We overrule point of error two.

Stonhard brings two cross-points, the first arguing that it should be awarded further damages because Hill and INA brought this appeal “for delay and without sufficient cause,” and the second asking that the costs for the preparation of the statement of facts be taxed against Hill and INA.

We overrule both cross-points. We disagree with Stonhard that the record indicates “that the [ajppellants were not serious about prosecuting their appeal and supports a determination of frivolousness.” Stonhard points out that Hill and INA asked us to consider untimely-filed summary judgment evidence, requested an extension of time to file the transcript, requested a supplemental transcript which included only their untimely-filed evidence, requested an extension of time to file their brief, did not cite to the record properly in their brief, and cited cases for only general propositions of law.

Hill and INA’s requests for extensions were properly filed and were for proper reasons, and were therefore granted. While they do ask us to consider evidence which was untimely-filed, and while their brief was not a model brief, we would not be justified in finding that their appeal was “for delay and without sufficient cause.” Tex.R.App.P. 84.
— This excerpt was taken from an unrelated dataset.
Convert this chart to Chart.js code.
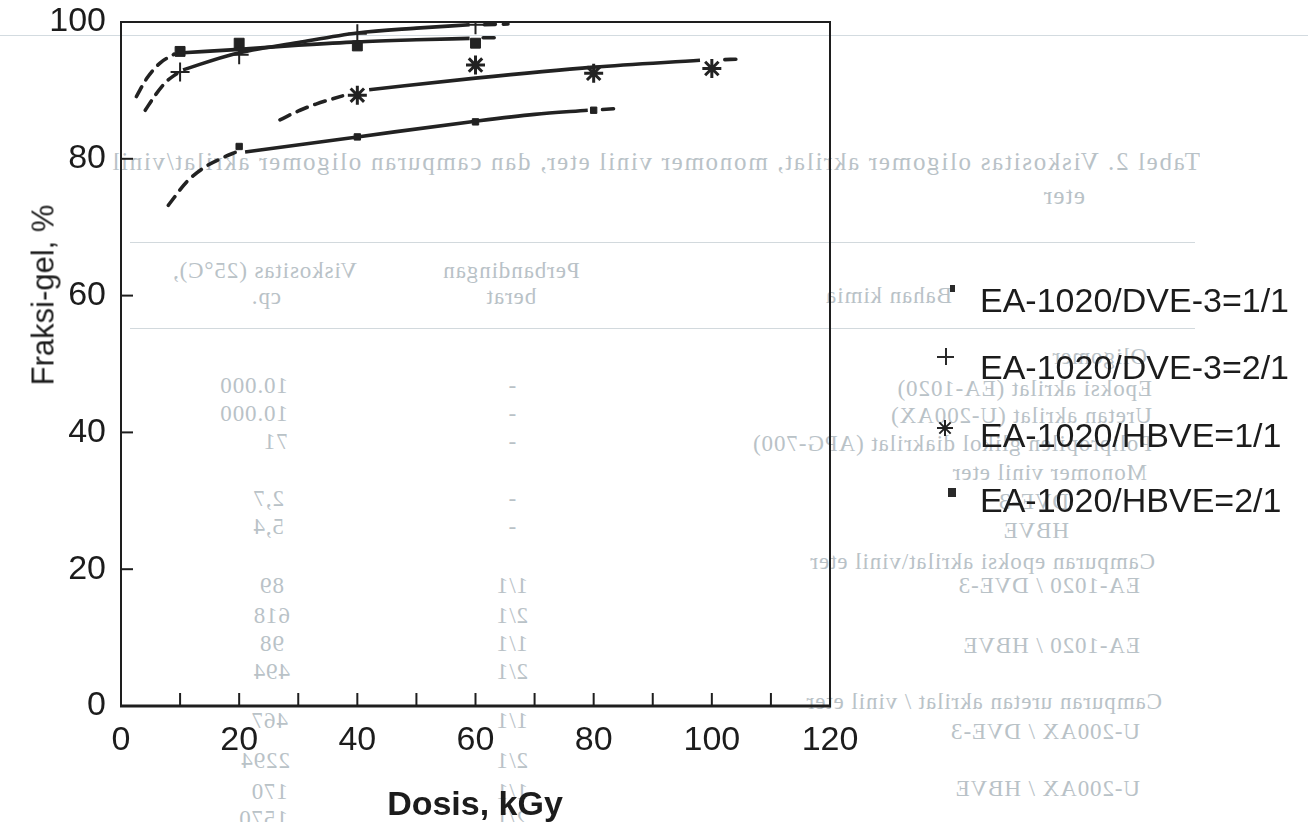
<!DOCTYPE html>
<html>
<head>
<meta charset="utf-8">
<title>Fraksi-gel vs Dosis</title>
<script src="https://cdn.jsdelivr.net/npm/chart.js@4.4.1/dist/chart.umd.min.js"></script>
<style>
  html, body { margin: 0; padding: 0; background: #ffffff; }
  #page { position: relative; width: 1308px; height: 822px; overflow: hidden; background: #ffffff; }
  /* faint print from the reverse side of the sheet (reads mirrored) */
  #verso { position: absolute; left: 0; top: 0; width: 1308px; height: 822px;
           transform: scaleX(-1); font-family: "Liberation Serif", "DejaVu Serif", serif;
           color: #b9c2c7; font-size: 23px; }
  #verso div { position: absolute; white-space: nowrap; line-height: 1; letter-spacing: 0.9px; }
  #verso .rule { height: 1px; background: #d2d9dd; }
  #verso .c { transform: translateX(-50%); }
  #sheetLine { position: absolute; left: 0; top: 35px; width: 1308px; height: 1px; background: #d3dbe0; }
  #chart { position: absolute; left: 0; top: 0; }
  .txt { position: absolute; white-space: nowrap; font-family: "Liberation Sans", Arial, sans-serif; color: #1c1c1c; line-height: 1; }
  #xTitle { left: 475px; top: 803px; transform: translate(-50%, -50%); font-size: 34px; font-weight: bold; }
  #yTitle { left: 43px; top: 295px; transform: translate(-50%, -50%) rotate(-90deg); font-size: 31px; }
  .leg { font-size: 34px; left: 980px; transform: translateY(-50%); }
  .mk { position: absolute; background: #2a2a2a; }
</style>
</head>
<body>
<div id="page">
  <div id="sheetLine"></div>
  <div id="verso"></div>
  <canvas id="chart" width="1308" height="822"></canvas>

  <div class="txt" id="yTitle">Fraksi-gel, %</div>
  <div class="txt" id="xTitle">Dosis, kGy</div>

  <!-- legend -->
  <div class="mk" style="left:950px; top:285px; width:5px; height:7px;"></div>
  <div class="txt leg" style="top:300px;">EA-1020/DVE-3=1/1</div>

  <div class="mk" style="left:937px; top:356px; width:17px; height:2px;"></div>
  <div class="mk" style="left:944.5px; top:348px; width:2px; height:17px;"></div>
  <div class="txt leg" style="top:367px;">EA-1020/DVE-3=2/1</div>

  <canvas id="starMark" width="24" height="24" style="position:absolute; left:933px; top:416px;"></canvas>
  <div class="txt leg" style="top:435px;">EA-1020/HBVE=1/1</div>

  <div class="mk" style="left:948px; top:488px; width:8px; height:9px;"></div>
  <div class="txt leg" style="top:500px;">EA-1020/HBVE=2/1</div>
</div>

<script>
// ---- axis setup ----
const doseMin = 0, doseMax = 120, doseStep = 10;
const doseLabels = [0, 20, 40, 60, 80, 100, 120];
const gelMin = 0, gelMax = 100, gelStep = 20;

// ---- EA-1020/DVE-3 = 1/1 ----
const dve11Dose     = [20, 40, 60, 80];
const dve11Gel      = [81.8, 83.2, 85.4, 87.1];
const dve11FitDose  = [21, 40, 60, 70, 79];
const dve11FitGel   = [81.0, 83.2, 85.5, 86.5, 87.1];
const dve11LeadDose = [8.0, 11.2, 14.2, 17.6, 19.5];
const dve11LeadGel  = [73.2, 76.7, 78.8, 80.3, 81.0];
const dve11TailDose = [81.5, 84.5];
const dve11TailGel  = [87.2, 87.4];

// ---- EA-1020/DVE-3 = 2/1 ----
const dve21Dose     = [10, 20, 40, 60];
const dve21Gel      = [92.7, 95.2, 98.3, 99.6];
const dve21FitDose  = [10.5, 19, 30, 40, 50, 59];
const dve21FitGel   = [93.0, 95.3, 97.0, 98.4, 99.1, 99.6];
const dve21LeadDose = [4.1, 5.8, 7.7, 9.5];
const dve21LeadGel  = [87.1, 89.3, 91.3, 92.5];
const dve21TailDose = [61.5, 65.5];
const dve21TailGel  = [99.6, 99.7];

// ---- EA-1020/HBVE = 1/1 ----
const hbve11Dose     = [40, 60, 80, 100];
const hbve11Gel      = [89.3, 93.7, 92.5, 93.2];
const hbve11FitDose  = [42, 60, 80, 98];
const hbve11FitGel   = [90.1, 91.8, 93.4, 94.4];
const hbve11LeadDose = [26.9, 30.3, 33.0, 37.5];
const hbve11LeadGel  = [85.7, 87.1, 88.0, 89.2];
const hbve11TailDose = [102.2, 105.3];
const hbve11TailGel  = [94.5, 94.6];

// ---- EA-1020/HBVE = 2/1 ----
const hbve21Dose     = [10, 20, 40, 60];
const hbve21Gel      = [95.7, 96.9, 96.5, 96.9];
const hbve21FitDose  = [10.5, 20, 30, 40, 50, 59];
const hbve21FitGel   = [95.5, 96.0, 96.6, 97.1, 97.4, 97.6];
const hbve21LeadDose = [2.6, 4.4, 6.6, 9.0];
const hbve21LeadGel  = [89.1, 91.8, 94.0, 95.3];
const hbve21TailDose = [61.3, 64.2];
const hbve21TailGel  = [97.7, 97.7];

// ---- reverse-side table text: [text, left, centreY, size, centred, spacing] ----
const versoLines = [
  ["Tabel 2.  Viskositas oligomer akrilat, monomer vinil eter, dan campuran oligomer akrilat/vinil", 108, 163, 25, false, 1.7],
  ["eter", 223, 197, 25, false, 1.2],
  ["Bahan kimia", 356, 297, 23, false],
  ["Perbandingan", 797, 272, 23, true],
  ["berat", 797, 298, 23, true],
  ["Viskositas (25°C),", 951, 272, 23, false],
  ["cp.", 1042, 298, 23, true],
  ["Oligomer", 161, 358, 23, false],
  ["Epoksi akrilat (EA-1020)", 156, 390, 23, false],
  ["Uretan akrilat (U-200AX)", 156, 417, 23, false],
  ["Polipropilen glikol diakrilat (APG-700)", 156, 445, 23, false],
  ["Monomer vinil eter", 161, 474, 23, false],
  ["DVE-3", 239, 503, 23, false],
  ["HBVE", 239, 532, 23, false],
  ["Campuran epoksi akrilat\\vinil eter", 153, 563, 23, false],
  ["EA-1020 / DVE-3", 168, 587, 23, false],
  ["EA-1020 / HBVE", 168, 647, 23, false],
  ["Campuran uretan akrilat / vinil eter", 146, 703, 23, false],
  ["U-200AX / DVE-3", 168, 733, 23, false],
  ["U-200AX / HBVE", 168, 790, 23, false],
  ["10.000", 1020, 387, 23, false],
  ["10.000", 1020, 415, 23, false],
  ["71", 1020, 443, 23, false],
  ["2,7", 1024, 500, 23, false],
  ["5,4", 1024, 528, 23, false],
  ["89", 1024, 587, 23, false],
  ["618", 1018, 617, 23, false],
  ["98", 1024, 645, 23, false],
  ["494", 1018, 673, 23, false],
  ["467", 1020, 722, 23, false],
  ["2294", 1018, 762, 23, false],
  ["170", 1020, 793, 23, false],
  ["1570", 1020, 820, 23, false],
  ["-", 796, 387, 23, true],
  ["-", 796, 415, 23, true],
  ["-", 796, 443, 23, true],
  ["-", 796, 500, 23, true],
  ["-", 796, 528, 23, true],
  ["1/1", 796, 587, 23, true],
  ["2/1", 796, 617, 23, true],
  ["1/1", 796, 645, 23, true],
  ["2/1", 796, 673, 23, true],
  ["1/1", 796, 722, 23, true],
  ["2/1", 796, 762, 23, true],
  ["1/1", 796, 793, 23, true],
  ["2/1", 796, 820, 23, true]
];
const versoRules = [[113, 242, 1065], [113, 328, 1065]];

const verso = document.getElementById('verso');
versoLines.forEach(([t, x, y, s, centred, sp]) => {
  const d = document.createElement('div');
  d.textContent = t;
  d.style.left = x + 'px';
  d.style.top = (y - s * 0.55) + 'px';
  d.style.fontSize = s + 'px';
  if (sp !== undefined) d.style.letterSpacing = sp + 'px';
  if (centred) d.className = 'c';
  verso.appendChild(d);
});
versoRules.forEach(([x, y, w]) => {
  const d = document.createElement('div');
  d.className = 'rule';
  d.style.left = x + 'px';
  d.style.top = y + 'px';
  d.style.width = w + 'px';
  verso.appendChild(d);
});

// ---- helpers ----
const pts = (xs, ys) => xs.map((x, i) => ({ x: x, y: ys[i] }));
const ink = '#222222';
const curve = (xs, ys) => ({
  data: pts(xs, ys), showLine: true, pointRadius: 0, borderColor: ink,
  borderWidth: 3.6, cubicInterpolationMode: 'monotone', fill: false
});
const dashed = (xs, ys) => Object.assign(curve(xs, ys), { borderDash: [11, 8], borderCapStyle: 'round' });
const marks = (label, xs, ys, style, r, lw) => ({
  label: label, data: pts(xs, ys), showLine: false, pointStyle: style,
  pointRadius: r, pointBorderWidth: lw, pointBackgroundColor: ink, pointBorderColor: ink
});

// frame around the plotting area plus inward tick marks
const frameTicks = {
  id: 'frameTicks',
  beforeDatasetsDraw(chart) {
    const { ctx, chartArea: a, scales } = chart;
    ctx.save();
    ctx.strokeStyle = '#1e1e1e';
    ctx.lineWidth = 2;
    ctx.strokeRect(a.left, a.top, a.right - a.left, a.bottom - a.top);
    ctx.lineWidth = 3;
    ctx.beginPath(); ctx.moveTo(a.left - 1, a.bottom); ctx.lineTo(a.right + 1, a.bottom); ctx.stroke();
    ctx.lineWidth = 2;
    scales.x.ticks.forEach(t => {
      if (t.value <= doseMin || t.value >= doseMax) return;
      const px = scales.x.getPixelForValue(t.value);
      ctx.beginPath(); ctx.moveTo(px, a.bottom); ctx.lineTo(px, a.bottom - 13); ctx.stroke();
    });
    scales.y.ticks.forEach(t => {
      if (t.value <= gelMin || t.value >= gelMax) return;
      const py = scales.y.getPixelForValue(t.value);
      ctx.beginPath(); ctx.moveTo(a.left, py); ctx.lineTo(a.left + 12, py); ctx.stroke();
    });
    ctx.restore();
  }
};

const tickFont = { family: '"Liberation Sans", Arial, sans-serif', size: 34 };

new Chart(document.getElementById('chart'), {
  type: 'scatter',
  data: {
    datasets: [
      curve(dve11FitDose, dve11FitGel), dashed(dve11LeadDose, dve11LeadGel), dashed(dve11TailDose, dve11TailGel),
      curve(dve21FitDose, dve21FitGel), dashed(dve21LeadDose, dve21LeadGel), dashed(dve21TailDose, dve21TailGel),
      curve(hbve11FitDose, hbve11FitGel), dashed(hbve11LeadDose, hbve11LeadGel), dashed(hbve11TailDose, hbve11TailGel),
      curve(hbve21FitDose, hbve21FitGel), dashed(hbve21LeadDose, hbve21LeadGel), dashed(hbve21TailDose, hbve21TailGel),
      marks('EA-1020/DVE-3=1/1', dve11Dose, dve11Gel, 'rect', 4.5, 1),
      marks('EA-1020/DVE-3=2/1', dve21Dose, dve21Gel, 'cross', 9.5, 2),
      marks('EA-1020/HBVE=1/1', hbve11Dose, hbve11Gel, 'star', 9.5, 3),
      marks('EA-1020/HBVE=2/1', hbve21Dose, hbve21Gel, 'rect', 7, 1)
    ]
  },
  options: {
    responsive: false,
    animation: false,
    devicePixelRatio: 1,
    layout: { padding: { left: 0, top: 22, right: 478, bottom: 0 } },
    plugins: { legend: { display: false }, tooltip: { enabled: false } },
    scales: {
      x: {
        type: 'linear', min: doseMin, max: doseMax,
        grid: { display: false }, border: { display: false },
        ticks: {
          stepSize: doseStep, autoSkip: false, maxRotation: 0, color: '#1c1c1c', font: tickFont, padding: 6,
          callback: v => doseLabels.includes(v) ? String(v) : ''
        },
        afterFit: s => { s.height = 116; s.paddingLeft = 0; s.paddingRight = 0; }
      },
      y: {
        type: 'linear', min: gelMin, max: gelMax,
        grid: { display: false }, border: { display: false },
        ticks: { stepSize: gelStep, color: '#1c1c1c', font: tickFont, padding: 7 },
        afterFit: s => { s.width = 121; s.paddingTop = 0; s.paddingBottom = 0; }
      }
    }
  },
  plugins: [frameTicks]
});

// legend asterisk drawn with the same point style as the series
const sc = document.getElementById('starMark').getContext('2d');
sc.strokeStyle = ink; sc.lineWidth = 2;
Chart.helpers.drawPoint(sc, { pointStyle: 'star', radius: 8, borderWidth: 2 }, 12, 12);
</script>
</body>
</html>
Stonhard asks us to assess costs for preparation of the statement of facts against Hill and INA because, after the delay in the determination of this appeal due to their filing the statement of facts later than usual, pursuant to a proper request for an extension, which was granted, they do not once cite to the statement of facts in their brief. It is true that Hill and INA do not cite to the statement of facts, and that the statement of facts contains only argument, not evidence. Nevertheless, this does not rise to the level of cause for us to order all costs for its preparation taxed against Hill and INA.

We overrule Stonhard’s cross-points.

We affirm the judgment of the trial court.